I have two tables that I want to join together:
contracts
:id | customer_id_1 | customer_id_2 | customer_id_3 | date |
---|---|---|---|---|
1 | MAIN1 | TRAN1 | TRAN2 | 20201101 |
2 | MAIN2 | 20201001 | ||
3 | MAIN3 | TRAN5 | 20200901 | |
4 | MAIN4 | TRAN7 | TRAN8 | 20200801 |
customers
:id | customer_id | info | date |
---|---|---|---|
1 | MAIN1 | blah | 20200930 |
2 | TRAN2 | blah | 20200929 |
3 | TRAN5 | blah | 20200831 |
4 | TRAN7 | blah | 20200801 |
In my contracts
table, each row represents a contract with a customer, who may have 1 or more different IDs they are referred to by in the customers
table. In the customers
table, I have info on customers (can be zero or multiple records on different dates for each customer). I want to perform a join from contracts
onto customers
such that I get the most recent info available on a customer at the time a contract is recorded, ignoring any potential customer info that may be available after the contract date. I am also not interested in contracts which have no info on the customers. The main problem here is that in customers
, each customer record can reference any 1 of the 3 IDs that may exist.
I currently have the following query which performs the task as intended but the problem is that is extremely slow when run on data in the 50-100k rows range. If I remove the OR
statements in the INNER JOIN
and just join on the the first ID, the query performs in seconds as opposed to ~ half an hour.
SELECT
DISTINCT ON (ctr.id)
ctr.id,
ctr.customer_id_1,
ctr.date AS contract_date,
cst.info,
cst.date AS info_date
FROM
contracts ctr
INNER JOIN customers cst ON (
cst.customer_id = ctr.customer_id_1
OR cst.customer_id = ctr.customer_id_2
OR cst.customer_id = ctr.customer_id_3
)
AND ctr.date >= cst.date
ORDER BY
ctr.id,
cst.date DESC
id | customer_id_1 | contract_date | info | info_date |
---|---|---|---|---|
1 | MAIN1 | 20201101 | blah | 20200930 |
3 | MAIN3 | 20200901 | blah | 20200831 |
4 | MAIN4 | 20200801 | blah | 20200801 |
It seems like OR
statements in JOIN
s aren't very common (I've barely found any examples online) and I presume this is because there must be a better way of doing this. So my question is, how can this be optimised?
OR
often is a performance killer in SQL predicates.

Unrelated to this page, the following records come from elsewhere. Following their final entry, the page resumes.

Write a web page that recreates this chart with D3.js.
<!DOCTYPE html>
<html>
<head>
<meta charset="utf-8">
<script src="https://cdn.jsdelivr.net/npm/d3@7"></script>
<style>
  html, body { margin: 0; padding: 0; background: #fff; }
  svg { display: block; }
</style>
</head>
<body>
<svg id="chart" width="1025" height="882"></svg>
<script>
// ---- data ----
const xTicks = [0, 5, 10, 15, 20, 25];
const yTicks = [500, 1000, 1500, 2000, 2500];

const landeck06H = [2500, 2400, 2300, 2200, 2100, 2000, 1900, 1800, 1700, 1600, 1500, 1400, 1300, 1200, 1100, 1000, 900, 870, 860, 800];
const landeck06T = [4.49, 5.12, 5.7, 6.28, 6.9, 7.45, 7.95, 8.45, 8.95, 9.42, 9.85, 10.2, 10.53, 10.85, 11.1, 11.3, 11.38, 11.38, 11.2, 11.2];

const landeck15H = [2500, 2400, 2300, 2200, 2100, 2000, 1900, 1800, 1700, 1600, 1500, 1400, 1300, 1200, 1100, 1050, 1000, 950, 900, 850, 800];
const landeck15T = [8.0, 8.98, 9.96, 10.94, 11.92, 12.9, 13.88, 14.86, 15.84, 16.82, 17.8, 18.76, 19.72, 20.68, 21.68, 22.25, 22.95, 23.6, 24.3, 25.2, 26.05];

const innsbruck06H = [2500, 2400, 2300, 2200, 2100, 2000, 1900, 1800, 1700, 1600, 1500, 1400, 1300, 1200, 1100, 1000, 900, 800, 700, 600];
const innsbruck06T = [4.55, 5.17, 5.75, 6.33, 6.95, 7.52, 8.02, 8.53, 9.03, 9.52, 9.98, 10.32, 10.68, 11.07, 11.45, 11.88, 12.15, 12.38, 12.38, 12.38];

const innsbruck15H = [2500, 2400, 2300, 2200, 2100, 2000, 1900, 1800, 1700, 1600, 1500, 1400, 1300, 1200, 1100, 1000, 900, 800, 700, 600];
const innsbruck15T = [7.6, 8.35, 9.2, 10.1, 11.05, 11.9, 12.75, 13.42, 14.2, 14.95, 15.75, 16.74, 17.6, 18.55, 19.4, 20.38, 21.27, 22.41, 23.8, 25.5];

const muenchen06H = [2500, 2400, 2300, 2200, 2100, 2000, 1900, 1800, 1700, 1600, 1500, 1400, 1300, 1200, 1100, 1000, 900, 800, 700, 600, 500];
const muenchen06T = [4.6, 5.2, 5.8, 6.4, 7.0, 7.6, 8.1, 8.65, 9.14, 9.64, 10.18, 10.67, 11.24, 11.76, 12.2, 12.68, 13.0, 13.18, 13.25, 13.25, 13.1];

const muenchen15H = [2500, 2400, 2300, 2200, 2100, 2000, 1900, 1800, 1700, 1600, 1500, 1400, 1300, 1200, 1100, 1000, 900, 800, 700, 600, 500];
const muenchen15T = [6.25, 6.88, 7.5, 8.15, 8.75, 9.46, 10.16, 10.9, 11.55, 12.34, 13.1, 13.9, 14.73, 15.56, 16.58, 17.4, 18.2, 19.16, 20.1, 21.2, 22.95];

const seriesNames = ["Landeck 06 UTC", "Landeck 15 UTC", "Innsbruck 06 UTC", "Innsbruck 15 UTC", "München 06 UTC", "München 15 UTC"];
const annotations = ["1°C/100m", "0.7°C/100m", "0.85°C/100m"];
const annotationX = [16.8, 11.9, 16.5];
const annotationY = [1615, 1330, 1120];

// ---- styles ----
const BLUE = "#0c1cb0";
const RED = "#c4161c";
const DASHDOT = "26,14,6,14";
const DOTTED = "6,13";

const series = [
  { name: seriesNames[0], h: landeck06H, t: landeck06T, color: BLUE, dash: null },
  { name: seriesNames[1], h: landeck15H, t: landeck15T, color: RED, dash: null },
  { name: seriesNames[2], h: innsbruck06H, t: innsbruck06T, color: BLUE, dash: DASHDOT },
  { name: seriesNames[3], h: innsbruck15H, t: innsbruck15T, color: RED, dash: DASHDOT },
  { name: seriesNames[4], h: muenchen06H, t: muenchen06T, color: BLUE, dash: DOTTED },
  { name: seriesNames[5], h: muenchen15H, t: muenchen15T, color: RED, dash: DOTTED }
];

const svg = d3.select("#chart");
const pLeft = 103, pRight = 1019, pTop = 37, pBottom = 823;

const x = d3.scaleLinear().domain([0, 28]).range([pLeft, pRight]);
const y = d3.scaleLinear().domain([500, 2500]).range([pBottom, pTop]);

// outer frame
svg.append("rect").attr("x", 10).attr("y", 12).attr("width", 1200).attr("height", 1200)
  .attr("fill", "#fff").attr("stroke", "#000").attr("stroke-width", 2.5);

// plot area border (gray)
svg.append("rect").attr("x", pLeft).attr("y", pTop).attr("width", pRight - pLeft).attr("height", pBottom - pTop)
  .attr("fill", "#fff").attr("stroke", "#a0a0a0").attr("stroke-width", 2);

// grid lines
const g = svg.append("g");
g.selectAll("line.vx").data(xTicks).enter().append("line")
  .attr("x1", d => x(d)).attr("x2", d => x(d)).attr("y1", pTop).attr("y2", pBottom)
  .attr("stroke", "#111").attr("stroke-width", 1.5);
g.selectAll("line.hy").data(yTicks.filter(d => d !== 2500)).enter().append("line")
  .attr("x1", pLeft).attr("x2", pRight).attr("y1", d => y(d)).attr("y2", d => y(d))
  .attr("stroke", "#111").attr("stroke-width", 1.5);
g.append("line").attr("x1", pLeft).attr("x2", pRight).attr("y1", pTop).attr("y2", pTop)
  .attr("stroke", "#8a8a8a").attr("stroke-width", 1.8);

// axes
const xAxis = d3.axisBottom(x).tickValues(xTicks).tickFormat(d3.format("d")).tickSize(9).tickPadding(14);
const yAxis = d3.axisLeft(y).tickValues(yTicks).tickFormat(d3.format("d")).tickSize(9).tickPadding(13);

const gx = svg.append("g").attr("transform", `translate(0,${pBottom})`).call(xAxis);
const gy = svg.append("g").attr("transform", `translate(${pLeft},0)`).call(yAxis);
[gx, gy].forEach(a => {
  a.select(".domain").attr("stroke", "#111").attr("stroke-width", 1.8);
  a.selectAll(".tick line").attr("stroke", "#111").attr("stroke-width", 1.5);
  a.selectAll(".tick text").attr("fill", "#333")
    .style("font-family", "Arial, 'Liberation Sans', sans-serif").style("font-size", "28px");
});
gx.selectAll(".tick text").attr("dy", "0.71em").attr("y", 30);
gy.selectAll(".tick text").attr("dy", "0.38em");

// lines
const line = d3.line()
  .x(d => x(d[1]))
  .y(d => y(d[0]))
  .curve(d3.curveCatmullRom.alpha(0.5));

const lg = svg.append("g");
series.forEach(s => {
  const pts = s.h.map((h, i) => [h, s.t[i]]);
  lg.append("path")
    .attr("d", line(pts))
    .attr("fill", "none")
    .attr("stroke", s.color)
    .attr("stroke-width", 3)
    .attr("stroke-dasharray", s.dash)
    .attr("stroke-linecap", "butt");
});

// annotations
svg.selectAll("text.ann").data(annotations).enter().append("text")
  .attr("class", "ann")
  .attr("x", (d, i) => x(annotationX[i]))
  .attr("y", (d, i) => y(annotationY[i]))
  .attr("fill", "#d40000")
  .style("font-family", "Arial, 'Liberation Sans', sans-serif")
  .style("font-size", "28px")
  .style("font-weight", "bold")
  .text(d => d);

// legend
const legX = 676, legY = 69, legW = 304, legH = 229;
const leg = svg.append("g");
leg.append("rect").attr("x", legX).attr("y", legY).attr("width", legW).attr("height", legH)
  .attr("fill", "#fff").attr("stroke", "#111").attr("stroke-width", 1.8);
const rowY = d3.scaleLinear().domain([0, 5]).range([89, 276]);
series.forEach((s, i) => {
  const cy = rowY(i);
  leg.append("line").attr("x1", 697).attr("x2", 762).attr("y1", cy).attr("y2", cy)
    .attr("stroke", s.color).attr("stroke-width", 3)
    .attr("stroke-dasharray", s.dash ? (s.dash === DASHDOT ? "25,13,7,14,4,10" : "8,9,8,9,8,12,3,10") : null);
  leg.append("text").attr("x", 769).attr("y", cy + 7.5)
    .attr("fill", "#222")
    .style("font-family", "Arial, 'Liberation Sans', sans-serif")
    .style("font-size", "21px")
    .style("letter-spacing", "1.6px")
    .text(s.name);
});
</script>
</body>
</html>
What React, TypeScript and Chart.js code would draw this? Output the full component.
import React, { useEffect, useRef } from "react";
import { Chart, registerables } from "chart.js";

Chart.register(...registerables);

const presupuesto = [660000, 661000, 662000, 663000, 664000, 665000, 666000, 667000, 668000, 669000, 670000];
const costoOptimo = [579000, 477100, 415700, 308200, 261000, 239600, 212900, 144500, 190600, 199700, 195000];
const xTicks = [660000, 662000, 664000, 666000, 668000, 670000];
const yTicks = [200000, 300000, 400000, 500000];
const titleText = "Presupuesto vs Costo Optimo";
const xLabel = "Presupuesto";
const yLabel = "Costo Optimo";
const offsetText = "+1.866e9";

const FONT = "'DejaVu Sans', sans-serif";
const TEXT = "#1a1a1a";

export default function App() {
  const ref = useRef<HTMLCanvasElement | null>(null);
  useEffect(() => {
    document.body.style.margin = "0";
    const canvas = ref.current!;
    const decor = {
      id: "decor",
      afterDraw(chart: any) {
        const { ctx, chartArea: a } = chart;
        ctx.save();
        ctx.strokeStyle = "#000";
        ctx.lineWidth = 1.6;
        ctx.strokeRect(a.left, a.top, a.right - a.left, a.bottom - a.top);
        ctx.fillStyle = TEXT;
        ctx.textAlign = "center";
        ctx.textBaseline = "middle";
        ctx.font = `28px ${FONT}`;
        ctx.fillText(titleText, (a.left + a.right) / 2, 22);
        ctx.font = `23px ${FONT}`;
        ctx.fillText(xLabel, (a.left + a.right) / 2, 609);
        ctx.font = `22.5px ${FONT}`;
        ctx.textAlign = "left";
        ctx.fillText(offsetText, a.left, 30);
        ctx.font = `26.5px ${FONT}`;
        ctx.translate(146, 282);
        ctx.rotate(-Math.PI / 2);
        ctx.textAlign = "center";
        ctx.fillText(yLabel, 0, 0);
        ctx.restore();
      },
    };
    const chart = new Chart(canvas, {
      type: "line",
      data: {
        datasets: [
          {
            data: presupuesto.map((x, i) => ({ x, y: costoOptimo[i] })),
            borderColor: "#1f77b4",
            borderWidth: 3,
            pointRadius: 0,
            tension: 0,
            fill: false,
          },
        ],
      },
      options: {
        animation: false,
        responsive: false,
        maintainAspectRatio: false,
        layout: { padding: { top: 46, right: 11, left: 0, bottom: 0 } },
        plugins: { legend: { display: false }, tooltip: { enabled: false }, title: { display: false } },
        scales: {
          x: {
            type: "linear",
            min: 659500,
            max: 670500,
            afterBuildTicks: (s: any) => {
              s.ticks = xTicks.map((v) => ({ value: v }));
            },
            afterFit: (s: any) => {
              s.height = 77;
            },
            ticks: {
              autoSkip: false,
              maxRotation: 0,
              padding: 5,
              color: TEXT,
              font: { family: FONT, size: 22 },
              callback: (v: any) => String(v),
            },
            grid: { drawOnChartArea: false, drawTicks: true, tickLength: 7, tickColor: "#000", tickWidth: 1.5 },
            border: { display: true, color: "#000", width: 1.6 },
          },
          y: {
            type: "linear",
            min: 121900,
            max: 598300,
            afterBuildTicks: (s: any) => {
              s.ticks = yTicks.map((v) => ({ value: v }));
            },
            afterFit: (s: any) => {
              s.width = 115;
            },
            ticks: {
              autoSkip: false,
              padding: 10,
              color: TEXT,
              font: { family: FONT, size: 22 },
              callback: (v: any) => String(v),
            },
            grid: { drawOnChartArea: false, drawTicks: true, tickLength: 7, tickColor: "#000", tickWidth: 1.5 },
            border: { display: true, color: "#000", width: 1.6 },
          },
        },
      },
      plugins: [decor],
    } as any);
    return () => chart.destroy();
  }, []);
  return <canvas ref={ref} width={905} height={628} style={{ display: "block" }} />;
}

One alternative unpivots before joining:
select distinct on (ctr.id)
ctr.id,
ctr.customer_id_1,
ctr.date as contract_date,
cst.info,
cst.date as info_date
from contracts ctr
cross join lateral (values
(ctr.customer_id_1), (ctr.customer_id_2), (ctr.customer_id_3)
) as ctx(customer_id)
inner join customers cst on cst.customer_id = ctx.customer_id and ctr.date >= cst.date
order by ctr.id, cst.date desc
The use of this techniques pinpoints that your could vastly improve your data model: the relation between contracts and customers should be stored in a separate table, with each customer/contract tuple on a separate row - essentially, what the query does is virtually build that derived table in the lateral join.